- [Work instructions]: Write the data out again exactly, dropping any images it holds.

- [Recorded data]:
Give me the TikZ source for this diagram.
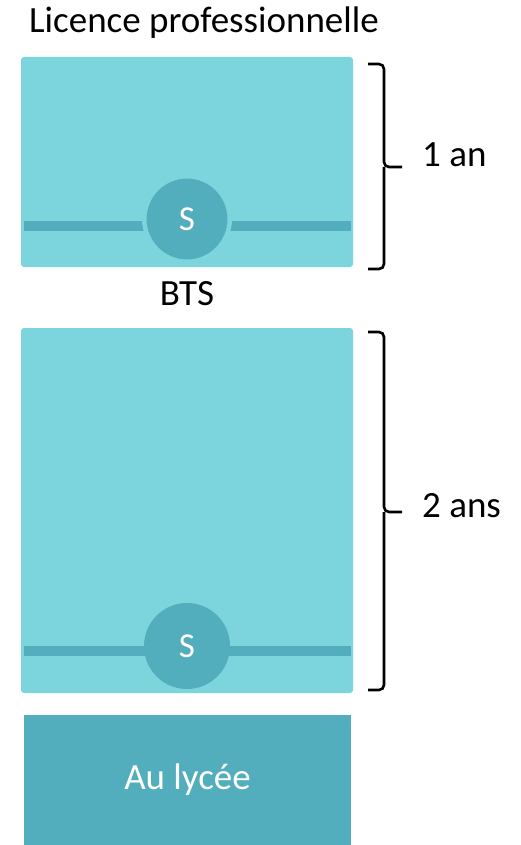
\documentclass[tikz,border=0pt]{standalone}
\usepackage{fontspec}
\setmainfont{Carlito}
\usetikzlibrary{calc}
\definecolor{cyanlight}{HTML}{7CD4DD}
\definecolor{cyandark}{HTML}{52ADBC}

\begin{document}
\begin{tikzpicture}[x=1pt,y=-1pt,
    box/.style={fill=cyanlight,rounded corners=3pt,inner sep=0pt},
    bar/.style={draw=cyandark,line width=10pt},
    sem/.style={circle,fill=cyandark,text=white,inner sep=0pt,font=\fontsize{35}{40}\selectfont},
    lbl/.style={inner sep=0pt,font=\fontsize{37}{44}\selectfont},
    accol/.style={draw=black,line width=2.6pt,rounded corners=5pt}]
  \useasboundingbox (0,0) rectangle (521,845);
  % licence
  \node[box,minimum width=332pt,minimum height=210pt] (lp) at (187,162) {};
  \node[lbl,anchor=base] (lptitle) at (204,33) {Licence professionnelle};
  \draw[bar] (24,226) -- (351,226);
  \node[sem,minimum size=85.5pt,draw=cyanlight,line width=4.5pt] (s1) at (187,219) {S};
  % bts
  \node[lbl,anchor=base] (bts) at (187,305) {BTS};
  \node[box,minimum width=332pt,minimum height=365pt] (btsbox) at (187,510.5) {};
  \draw[bar] (24,651) -- (351,651);
  \node[sem,minimum size=86pt] (s2) at (187,646) {S};
  % lycee
  \node[fill=cyandark,text=white,minimum width=327pt,minimum height=130pt,inner sep=0pt,
        font=\fontsize{37}{44}\selectfont] (lycee) at (187.5,780) {Au lycée};
  % accolades
  \draw[accol] (368,64) -| (384,167) -- (402,167);
  \draw[accol] (368,269) -| (384,167);
  \node[lbl,anchor=base west] (an1) at (422,167) {1 an};
  \draw[accol] (368,332) -| (384,512) -- (402,512);
  \draw[accol] (368,690) -| (384,512);
  \node[lbl,anchor=base west] (an2) at (422,517) {2 ans};
\end{tikzpicture}
\end{document}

- [The output]:
Give me the TikZ source for this diagram.
\documentclass[tikz,border=0pt]{standalone}
\usepackage{fontspec}
\setmainfont{Carlito}
\usetikzlibrary{calc}
\definecolor{cyanlight}{HTML}{7CD4DD}
\definecolor{cyandark}{HTML}{52ADBC}

\begin{document}
\begin{tikzpicture}[x=1pt,y=-1pt,
    box/.style={fill=cyanlight,rounded corners=3pt,inner sep=0pt},
    bar/.style={draw=cyandark,line width=10pt},
    sem/.style={circle,fill=cyandark,text=white,inner sep=0pt,font=\fontsize{35}{40}\selectfont},
    lbl/.style={inner sep=0pt,font=\fontsize{37}{44}\selectfont},
    accol/.style={draw=black,line width=2.6pt,rounded corners=5pt}]
  \useasboundingbox (0,0) rectangle (521,845);
  % licence
  \node[box,minimum width=332pt,minimum height=210pt] (lp) at (187,162) {};
  \node[lbl,anchor=base] (lptitle) at (204,33) {Licence professionnelle};
  \draw[bar] (24,226) -- (351,226);
  \node[sem,minimum size=85.5pt,draw=cyanlight,line width=4.5pt] (s1) at (187,219) {S};
  % bts
  \node[lbl,anchor=base] (bts) at (187,305) {BTS};
  \node[box,minimum width=332pt,minimum height=365pt] (btsbox) at (187,510.5) {};
  \draw[bar] (24,651) -- (351,651);
  \node[sem,minimum size=86pt] (s2) at (187,646) {S};
  % lycee
  \node[fill=cyandark,text=white,minimum width=327pt,minimum height=130pt,inner sep=0pt,
        font=\fontsize{37}{44}\selectfont] (lycee) at (187.5,780) {Au lycée};
  % accolades
  \draw[accol] (368,64) -| (384,167) -- (402,167);
  \draw[accol] (368,269) -| (384,167);
  \node[lbl,anchor=base west] (an1) at (422,167) {1 an};
  \draw[accol] (368,332) -| (384,512) -- (402,512);
  \draw[accol] (368,690) -| (384,512);
  \node[lbl,anchor=base west] (an2) at (422,517) {2 ans};
\end{tikzpicture}
\end{document}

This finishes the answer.